Let us end with a parable based upon a true story from the era when communism ruled in the Soviet Union. A worker was applying to the party-led union for a coveted office position. “You must answer three questions,” the commissar began. “First of all, if you had three ships, what would you do with them?” The applicant answered easily, “I would give one to the party and keep the other.”
“Fine,” the commissar smiled, “you have passed one third.
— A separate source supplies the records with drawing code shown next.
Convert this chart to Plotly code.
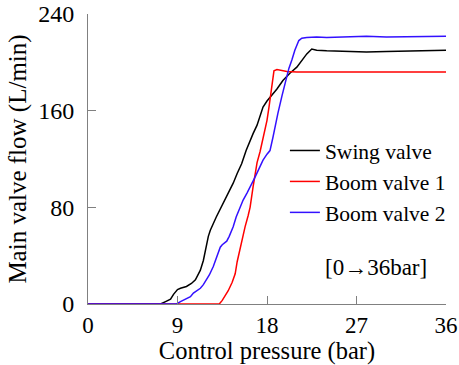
import plotly.graph_objects as go

# Swing valve
swing_x = [0, 7.3, 7.8, 8.3, 8.6, 9.0, 9.3, 9.9, 10.4, 10.8, 11.3, 11.6, 12.1, 12.3, 12.9, 13.4, 13.8,
           14.2, 14.6, 15.0, 15.45, 15.9, 16.3, 16.6, 17.0, 17.3, 17.6, 18.0, 18.6, 19.0, 19.6,
           20.3, 21.0, 21.5, 22.0, 22.5, 23, 24, 26, 28, 30, 32, 34, 36]
swing_y = [0, 0, 2, 4, 8, 12, 13, 14.5, 17, 20, 28, 36, 56, 61, 72, 80, 86,
           93, 100, 108, 116, 127, 136, 141, 148, 155, 163, 168, 174, 178, 185,
           191, 196, 202, 207, 211, 210, 209.5, 209, 208.5, 209, 209.5, 209.5, 210]

# Boom valve 1
boom1_x = [0, 13.2, 13.5, 14.1, 14.5, 14.8, 15.0, 15.3, 15.6, 15.8, 16.1, 16.3, 16.6, 16.8, 17.0,
           17.3, 17.5, 17.8, 18.0, 18.2, 18.4, 18.55, 18.7, 19.0, 19.5, 20, 21, 22, 24, 26, 28,
           30, 32, 34, 36]
boom1_y = [0, 0, 3, 11, 18, 25, 35, 47, 58, 64, 73, 80, 97, 106, 117,
           126, 133, 143, 152, 163, 174, 186, 193, 194, 193, 192.5, 192, 192, 192, 191.5, 192,
           191.5, 192, 192, 192]

# Boom valve 2
boom2_x = [0, 8.9, 9.3, 9.8, 10.3, 10.6, 10.9, 11.3, 11.6, 11.9, 12.2, 12.6, 12.9, 13.3, 13.5,
           13.95, 14.2, 14.6, 14.9, 15.3, 15.6, 16.0, 16.4, 16.8, 17.2, 17.6, 18.0, 18.3, 18.6,
           18.8, 19.1, 19.5, 19.9, 20.2, 20.5, 20.8, 21.2, 21.5, 22, 23, 24, 26, 28, 30, 32, 34, 36]
boom2_y = [0, 0, 2, 4, 6, 9, 11, 13, 16, 20, 24, 31, 38, 47, 49,
           52, 56, 64, 72, 80, 86, 92, 98, 105, 112, 119, 124, 127, 138,
           147, 158, 172, 186, 195, 202, 210, 218, 220, 220.5, 221, 220.5, 221, 221.5, 221, 221, 221.5, 221.5]

x_ticks = [0, 9, 18, 27, 36]
y_ticks = [0, 80, 160, 240]

FONT = "Liberation Serif"
AX = "#808080"

fig = go.Figure()
fig.add_trace(go.Scatter(x=swing_x, y=swing_y, mode="lines", name="Swing valve",
                         line=dict(color="#000000", width=1.5)))
fig.add_trace(go.Scatter(x=boom1_x, y=boom1_y, mode="lines", name="Boom valve 1",
                         line=dict(color="#ff0000", width=1.5)))
fig.add_trace(go.Scatter(x=boom2_x, y=boom2_y, mode="lines", name="Boom valve 2",
                         line=dict(color="#3311ff", width=1.5)))

fig.update_layout(
    width=459, height=365,
    margin=dict(l=88, r=13, t=14, b=61, autoexpand=False),
    paper_bgcolor="white", plot_bgcolor="white",
    font=dict(family=FONT, color="black", size=22),
    showlegend=True,
    legend=dict(x=0.55, y=0.60, xanchor="left", yanchor="top",
                bgcolor="rgba(0,0,0,0)", font=dict(size=21.5, family=FONT),
                tracegroupgap=0, itemwidth=30),
    xaxis=dict(range=[0, 36], tickvals=x_ticks, ticktext=[str(v) for v in x_ticks],
               showgrid=False, zeroline=False, showline=True, linecolor=AX, linewidth=1,
               ticks="inside", ticklen=8, tickcolor=AX, tickfont=dict(size=23),
               automargin=False, ticklabelstandoff=0,
               title=dict(text="Control pressure (bar)", font=dict(size=24.5), standoff=2)),
    yaxis=dict(range=[0, 240], tickvals=y_ticks, ticktext=[str(v) for v in y_ticks],
               showgrid=False, zeroline=False, showline=True, linecolor=AX, linewidth=1,
               ticks="inside", ticklen=8, tickcolor=AX, tickfont=dict(size=24),
               automargin=False, ticklabelstandoff=8,
               title=dict(text="Main valve flow (L/min)", font=dict(size=25), standoff=4)),
    annotations=[dict(text="[0→36bar]", x=23.6, y=29.8, xref="x", yref="y",
                      xanchor="left", yanchor="middle", showarrow=False,
                      font=dict(size=23, family=FONT))],
)

fig.write_html("out.html")
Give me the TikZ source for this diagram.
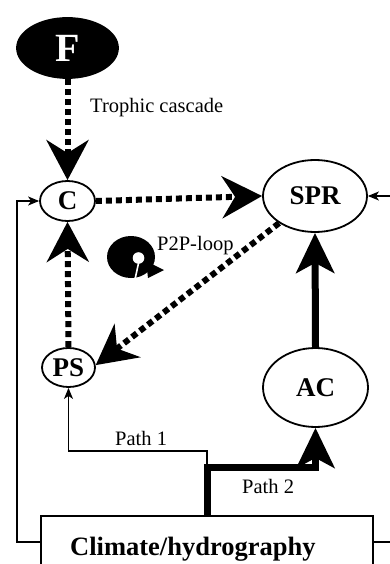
\documentclass[tikz,border=0pt]{standalone}
\usepackage{fontspec}
\setmainfont{Liberation Serif}
\usetikzlibrary{arrows.meta,shapes.geometric}
\begin{document}
\begin{tikzpicture}[x=1pt,y=-1pt,
  ell/.style={draw, ellipse, line width=1.8pt, inner sep=0pt, font=\fontsize{27}{27}\selectfont\bfseries},
  dots/.style={line width=6pt, dash pattern=on 6pt off 4pt, -{Stealth[length=40pt,width=42pt,inset=13pt]}},
  thickarr/.style={line width=7pt, line join=miter, -{Stealth[length=40pt,width=38pt,inset=10pt]}},
  thinarr/.style={line width=1.2pt, -{Stealth[length=11pt,width=9pt,inset=3pt]}},
  txt/.style={font=\fontsize{20.5}{21}\selectfont, inner sep=0pt}
]
\useasboundingbox (0,0) rectangle (390,564);
\clip (0,0) rectangle (390,564);

% nodes
\node[ell, fill=black, text=white, minimum width=101pt, minimum height=60pt,
      font=\fontsize{40}{40}\selectfont\bfseries] (F) at (67.5,48) {F};
\node[ell, minimum width=55pt, minimum height=40pt] (C) at (67.5,201) {C};
\node[ell, minimum width=53pt, minimum height=39pt] (PS) at (68.5,367.5) {PS};
\node[ell, minimum width=104pt, minimum height=72pt] (SPR) at (315,196) {SPR};
\node[ell, minimum width=105pt, minimum height=79pt] (AC) at (315.5,387.5) {AC};
\node[draw, line width=1.8pt, minimum width=332pt, minimum height=90pt, inner sep=0pt] (box) at (207,561) {};
\node[anchor=base west, inner sep=0pt, font=\fontsize{26.5}{27}\selectfont\bfseries] (boxtext) at (70,555) {Climate/hydrography};

% labels
\node[txt, anchor=base west] (tc) at (90,113) {Trophic cascade};
\node[txt, anchor=base west] (p2p) at (157,250) {P2P-loop};
\node[txt, anchor=base west] (pa1) at (115,445) {Path 1};
\node[txt, anchor=base west] (pa2) at (242,493) {Path 2};

% dotted arrows
\draw[dots] (F.south) -- (C.north);
\draw[dots] (C.east) -- (SPR.west);
\draw[dots] (PS.north) -- (C.south);
\draw[dots] (SPR.217) -- (PS.5);

% thick arrows
\draw[thickarr] (AC.north) -- (SPR.south);
\coordinate (k1) at (207,467);
\coordinate (k2) at (315.5,467);
\draw[thickarr] (box.north) -- (k1) -- (k2) -- (AC.south);

% thin arrows
\coordinate (j1) at (207,451);
\draw[thinarr] (k1) -- (j1) -| (PS.south);
\coordinate (L1) at (17,542);
\draw[thinarr] (box.west |- L1) -- (L1) |- (C.west);
\coordinate (R1) at (400,542);
\draw[thinarr] (box.east |- R1) -- (R1) |- (SPR.east);

% P2P loop icon
\fill[black] (131,257) ellipse [x radius=24pt, y radius=21pt];
\fill[black] (146,261) -- (164,270) -- (148,278) -- cycle;
\fill[white] (138.5,258) circle [radius=5.8pt];
\draw[white, line width=1.6pt] (139,261) -- (134,284);
\end{tikzpicture}
\end{document}
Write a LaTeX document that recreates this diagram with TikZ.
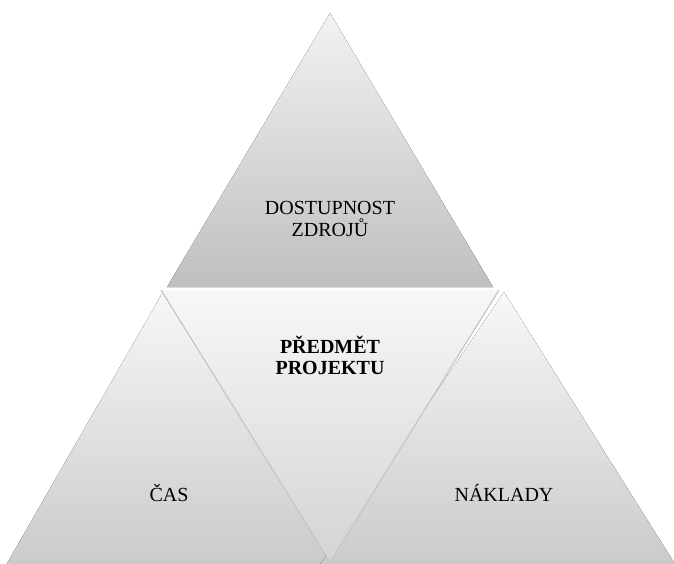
\documentclass[tikz,border=0pt]{standalone}
\usepackage{fontspec}
\setmainfont{Liberation Serif}

\begin{document}
\begin{tikzpicture}[x=1pt,y=-1pt,
  label/.style={align=center,font=\fontsize{20}{22}\selectfont},
  side/.style={shading=axis,top color=white!97!black,bottom color=black!21}]
\useasboundingbox (0,0) rectangle (674,563);
\clip (0,0) rectangle (674,563);

 \fill[shading=axis,top color=white!95!black,bottom color=black!25](330,13)--(167,287)--(493,287)--cycle;
 \fill[side](163,292)--(2,572)--(345,572)--cycle;
 \fill[side](504,292)--(315,572)--(680,572)--cycle;
 \fill[shading=axis,top color=white!97!black,bottom color=black!17](161,290)--(499,290)--(330,562)--cycle;
 \draw[black!22,line width=1.2pt](161,290)--(330,562)--(499,290);

 \node[label] (zdroje) at (330,219) {DOSTUPNOST\\ZDROJŮ};
 \node[label,font=\fontsize{20}{21}\selectfont\bfseries] (predmet) at (330,355) {PŘEDMĚT\\PROJEKTU};
 \node[label] (cas) at (169,493) {ČAS};
 \node[label] (naklady) at (504,493) {NÁKLADY};

\end{tikzpicture}
\end{document}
Next, if you had two tractors, what would you do?
The answer was the same once again and he was told that he had passed two thirds of the test.
“Now, Ivan, if you had two chickens, what would you do?”
This time the applicant sputtered, “Why, I would keep both chickens.”
The commissar was puzzled, but the answer was simple. “I don’t have any ships and I don’t have any tractors, so I’m happy to give one to the party. I do, however, have two chickens, and no one is going to touch my chickens.”
Rav Leib Chasman explained that many people are willing to declare Hashem’s monarchy over the Chinese people, the Russians and the Americans. But when you ask them, “What about Hashem’s power over you?” they hesitate and remain silent. Malchiyos means accepting Hashem over ourselves personally, completely and totally. Otherwise, it is not kabbolas ohl Malchus Shomayim and it is certainly not the coronation at which we should be officiating on Rosh Hashanah. Let’s leave the pomp and circumstance to the British and bring Hashem’s holy royalty into our hearts and souls this Rosh Hashanah.